— start Records for the exercise —
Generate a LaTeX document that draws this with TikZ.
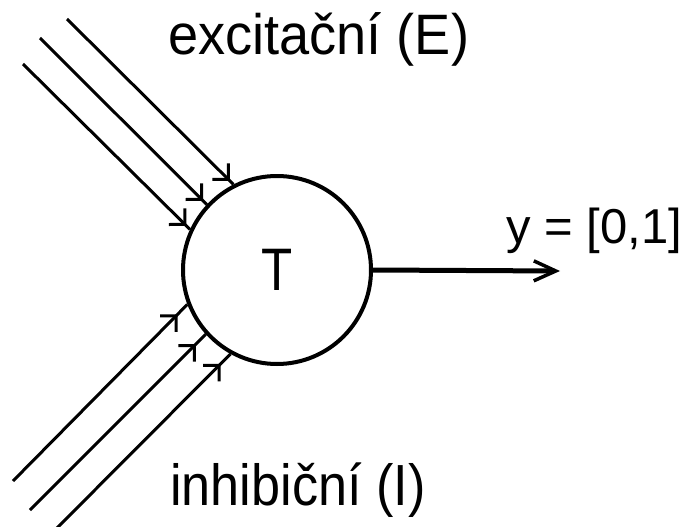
\documentclass[tikz,border=0pt]{standalone}
\usepackage{fontspec}
\setmainfont{Liberation Sans}
\usetikzlibrary{arrows.meta,decorations.markings}
\begin{document}
\begin{tikzpicture}[x=1pt,y=-1pt,
  lbl/.style 2 args={inner sep=0pt, anchor=base west,
    font=\fontsize{#1pt}{#1pt}\selectfont\addfontfeatures{FakeStretch=#2}},
  syn/.style={line width=3pt, postaction={decorate},
    decoration={markings, mark=at position #1 with {\arrow{Straight Barb[angle=90:16pt]}}}},
  neuron/.style={circle, draw, line width=4pt, minimum size=188pt, inner sep=0pt,
    font=\fontsize{60pt}{60pt}\selectfont\addfontfeatures{FakeStretch=0.85}}
]
\useasboundingbox (0,0) rectangle (688,527);

\node[neuron] (c) at (277,270) {T};

% excitatory inputs
\coordinate (e1) at (67,19);
\coordinate (e2) at (40,38);
\coordinate (e3) at (23,64);
\draw[syn=-5pt] (e1) -- (c.117.2);
\draw[syn=-5pt] (e2) -- (c.137.1);
\draw[syn=-5pt] (e3) -- (c.155.9);

% inhibitory inputs
\coordinate (i1) at (13,481);
\coordinate (i2) at (30,510);
\coordinate (i3) at (56,529);
\draw[syn=-14pt] (i1) -- (c.201.8);
\draw[syn=-14pt] (i2) -- (c.222.0);
\draw[syn=-14pt] (i3) -- (c.241.4);

% output
\coordinate (out) at (560,271);
\draw[line width=5pt, -{Straight Barb[length=22pt,width=20pt,line width=3.5pt]}] (c.east) -- (out);

% labels
\node[lbl={57}{0.95}] (le) at (168,55) {excitační (E)};
\node[lbl={58}{0.9}] (li) at (170,505) {inhibiční (I)};
\node[lbl={49}{1.0}] (ly) at (506,243) {y = [0,1]};
\end{tikzpicture}
\end{document}
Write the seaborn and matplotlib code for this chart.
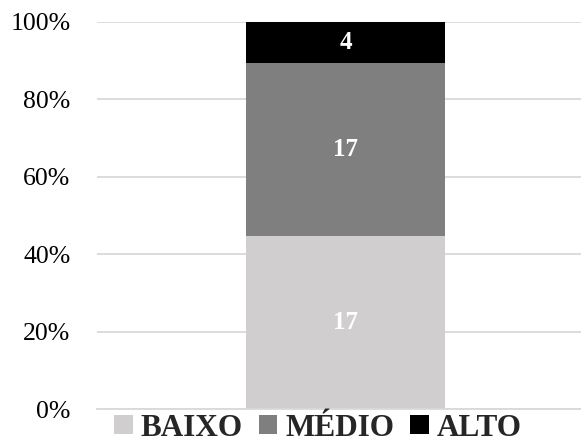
import matplotlib
matplotlib.use("Agg")
import matplotlib.pyplot as plt
from matplotlib.patches import Patch
from matplotlib.ticker import PercentFormatter
import numpy as np
import pandas as pd
import seaborn as sns

levels = ["BAIXO", "MÉDIO", "ALTO"]
counts = [17, 17, 4]
colors = ["#d0cece", "#7f7f7f", "#000000"]
category = [""]

sns.set_theme(style="white")
plt.rcParams["font.family"] = ["Liberation Serif", "DejaVu Serif"]

total = sum(counts)
shares = [c / total * 100 for c in counts]
tops = np.cumsum(shares)
bottoms = tops - np.array(shares)

fig = plt.figure(figsize=(5.81, 4.43), dpi=100)
ax = fig.add_axes([97 / 581, 34 / 443, 497 / 581, 387 / 443])

# Stacked layers: draw from the tallest cumulative height down
for i in reversed(range(len(levels))):
    df = pd.DataFrame({"cat": category, "pct": [tops[i]]})
    sns.barplot(data=df, x="cat", y="pct", color=colors[i], width=0.40,
                saturation=1, linewidth=0, ax=ax, zorder=2)

for i, (lvl, c) in enumerate(zip(levels, counts)):
    ax.text(0, bottoms[i] + shares[i] / 2, str(c), ha="center", va="center",
            color="white", fontsize=18, fontweight="bold", zorder=3)

ax.set_xlim(-0.5, 0.5)
ax.set_ylim(0, 100)
ax.set_yticks(np.arange(0, 101, 20))
ax.yaxis.set_major_formatter(PercentFormatter(decimals=0))
ax.yaxis.grid(True, color="#d9d9d9", linewidth=1.3, zorder=0)
ax.set_axisbelow(True)
ax.set_xlabel("")
ax.set_ylabel("")
ax.set_xticks([])
for s in ["top", "right", "left"]:
    ax.spines[s].set_visible(False)
ax.spines["bottom"].set_color("#d9d9d9")
ax.spines["bottom"].set_linewidth(1.3)
ax.tick_params(axis="y", length=0, labelsize=18.5, pad=19, colors="black")

handles = [Patch(facecolor=col, edgecolor="none") for col in colors]
fig.legend(handles, levels, loc="lower center", ncol=3, frameon=False,
           bbox_to_anchor=(0.547, -0.056), prop={"size": 22.5, "weight": "bold"},
           handlelength=0.6, handleheight=0.55, handletextpad=0.25,
           columnspacing=0.5, borderpad=0.3)

fig.savefig("out.png", dpi=100, facecolor="white")
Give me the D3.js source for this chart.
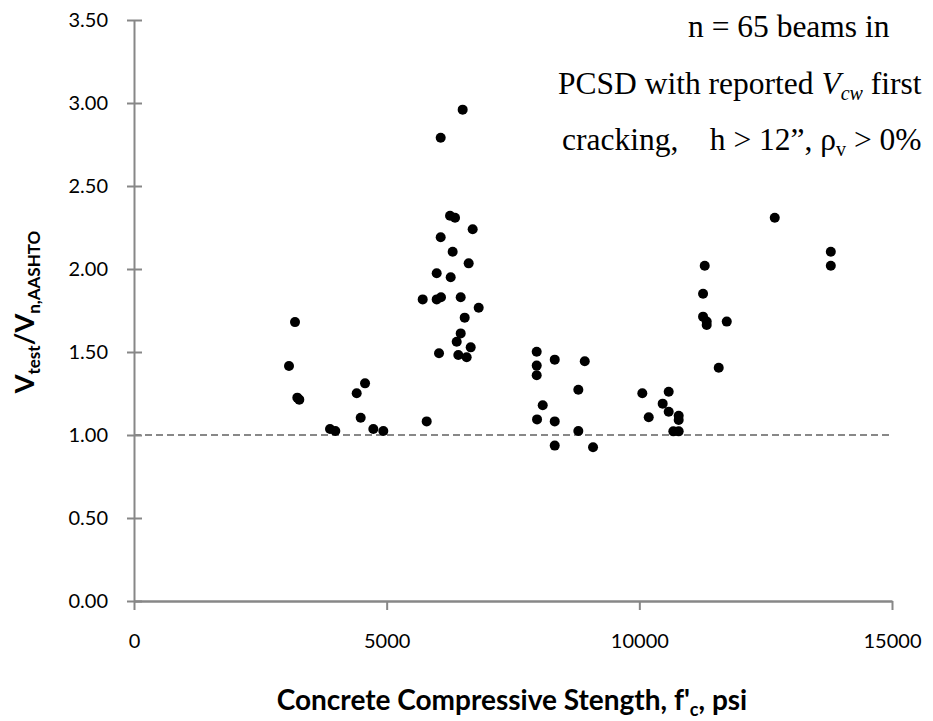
<!DOCTYPE html>
<html>
<head>
<meta charset="utf-8">
<script src="https://cdn.jsdelivr.net/npm/d3@7"></script>
<style>
  body { margin: 0; background: #fff; }
  svg { display: block; }
</style>
</head>
<body>
<div id="chart"></div>
<script>
// concrete strength (psi) of each beam
var strength = [3067, 3186, 3232, 3271, 3879, 3984, 4407, 4572, 4486, 4736,
  4934, 5792, 6036, 6386, 6418, 6504, 6069, 6254, 6353, 6702,
  6069, 6306, 6623, 5990, 6267, 5713, 5990, 6075, 6465, 6821,
  6544, 6465, 6663, 6583, 7969, 7969, 7969, 8326, 8920, 8793,
  8088, 7976, 8326, 8793, 8326, 9084, 10059, 10186, 10581, 10462,
  10581, 10779, 10779, 10673, 10779, 12680, 13789, 13789, 11294, 11261,
  11261, 11333, 11333, 11730, 11571];
// Vtest / Vn,AASHTO
var ratio = [1.416, 1.68, 1.225, 1.213, 1.036, 1.024, 1.251, 1.311, 1.104, 1.036,
  1.024, 1.082, 1.492, 1.562, 1.482, 2.96, 2.791, 2.321, 2.309, 2.239,
  2.191, 2.104, 2.034, 1.974, 1.95, 1.817, 1.817, 1.83, 1.83, 1.767,
  1.707, 1.612, 1.528, 1.468, 1.502, 1.418, 1.36, 1.454, 1.444, 1.273,
  1.179, 1.094, 1.082, 1.024, 0.936, 0.926, 1.251, 1.107, 1.261, 1.189,
  1.14, 1.116, 1.09, 1.022, 1.022, 2.309, 2.104, 2.02, 2.02, 1.851,
  1.713, 1.683, 1.663, 1.683, 1.405];

var xTicks = [0, 5000, 10000, 15000];
var yTicks = [0, 0.5, 1, 1.5, 2, 2.5, 3, 3.5];
var refLine = 1.0;

var width = 933, height = 721;
var mLeft = 134, mRight = 892, mTop = 20, mBottom = 601;

var svg = d3.select("#chart").append("svg")
  .attr("width", width)
  .attr("height", height);

var x = d3.scaleLinear().domain([0, 15000]).range([mLeft, mRight]);
var y = d3.scaleLinear().domain([0, 3.5]).range([mBottom, mTop]);

var sans = "Lato, 'Open Sans', sans-serif";
var axisCol = "#878787";

// y axis
var yAxis = svg.append("g")
  .attr("transform", "translate(" + mLeft + ",0)")
  .call(d3.axisLeft(y).tickValues(yTicks).tickFormat(d3.format(".2f")).tickSize(0).tickPadding(26));
yAxis.select(".domain").attr("stroke", axisCol).attr("stroke-width", 2);
yAxis.selectAll(".tick line").remove();
yAxis.selectAll(".tick").append("line")
  .attr("x1", -7).attr("x2", 8)
  .attr("stroke", axisCol).attr("stroke-width", 2);
yAxis.selectAll("text")
  .attr("font-family", sans).attr("font-size", 20).attr("fill", "#000");

// x axis
var xAxis = svg.append("g")
  .attr("transform", "translate(0," + mBottom + ")")
  .call(d3.axisBottom(x).tickValues(xTicks).tickFormat(d3.format("d")).tickSizeOuter(0).tickSizeInner(9).tickPadding(24));
xAxis.select(".domain").attr("stroke", axisCol).attr("stroke-width", 2.5);
xAxis.selectAll(".tick line").attr("stroke", axisCol).attr("stroke-width", 2);
xAxis.selectAll("text")
  .attr("font-family", sans).attr("font-size", 20).attr("fill", "#000");

// reference line at 1.0
svg.append("line")
  .attr("x1", x(0)).attr("x2", x(15000))
  .attr("y1", y(refLine)).attr("y2", y(refLine))
  .attr("stroke", "#888").attr("stroke-width", 2)
  .attr("stroke-dasharray", "7,4");

// points
svg.append("g").selectAll("circle")
  .data(strength)
  .enter().append("circle")
    .attr("cx", function (d) { return x(d); })
    .attr("cy", function (d, i) { return y(ratio[i]); })
    .attr("r", 5)
    .attr("fill", "#000");

// axis titles
svg.append("text")
  .attr("x", 512).attr("y", 710)
  .attr("text-anchor", "middle")
  .attr("font-family", sans).attr("font-weight", "bold").attr("font-size", 28)
  .html("Concrete Compressive Stength, f'<tspan font-size='18' dy='6'>c</tspan><tspan dy='-6'>, psi</tspan>");

svg.append("text")
  .attr("transform", "translate(34,312) rotate(-90)")
  .attr("text-anchor", "middle")
  .attr("font-family", sans).attr("font-weight", "bold").attr("font-size", 27)
  .html("V<tspan font-size='17' dy='6'>test</tspan><tspan dy='-6'>/V</tspan><tspan font-size='17' dy='6'>n,AASHTO</tspan>");

// annotation
var serif = "'Liberation Serif', 'Times New Roman', serif";
var note = svg.append("g")
  .attr("font-family", serif).attr("font-size", 31.5).attr("fill", "#000");
note.append("text").attr("x", 688).attr("y", 37).text("n = 65 beams in");
note.append("text").attr("x", 558).attr("y", 94)
  .html("PCSD with reported <tspan font-style='italic'>V</tspan><tspan font-style='italic' font-size='20' dy='6'>cw</tspan><tspan dy='-6'> first</tspan>");
note.append("text").attr("x", 562).attr("y", 150).attr("xml:space", "preserve")
  .html("cracking,    h &gt; 12”, ρ<tspan font-size='20' dy='6'>v</tspan><tspan dy='-6'> &gt; 0%</tspan>");
</script>
</body>
</html>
— end Records for the exercise —
» The exercise
From the records above, copy every line that holds the word "chart".

» Answer for the task
Write the seaborn and matplotlib code for this chart.
Give me the D3.js source for this chart.
<div id="chart"></div>
var svg = d3.select("#chart").append("svg")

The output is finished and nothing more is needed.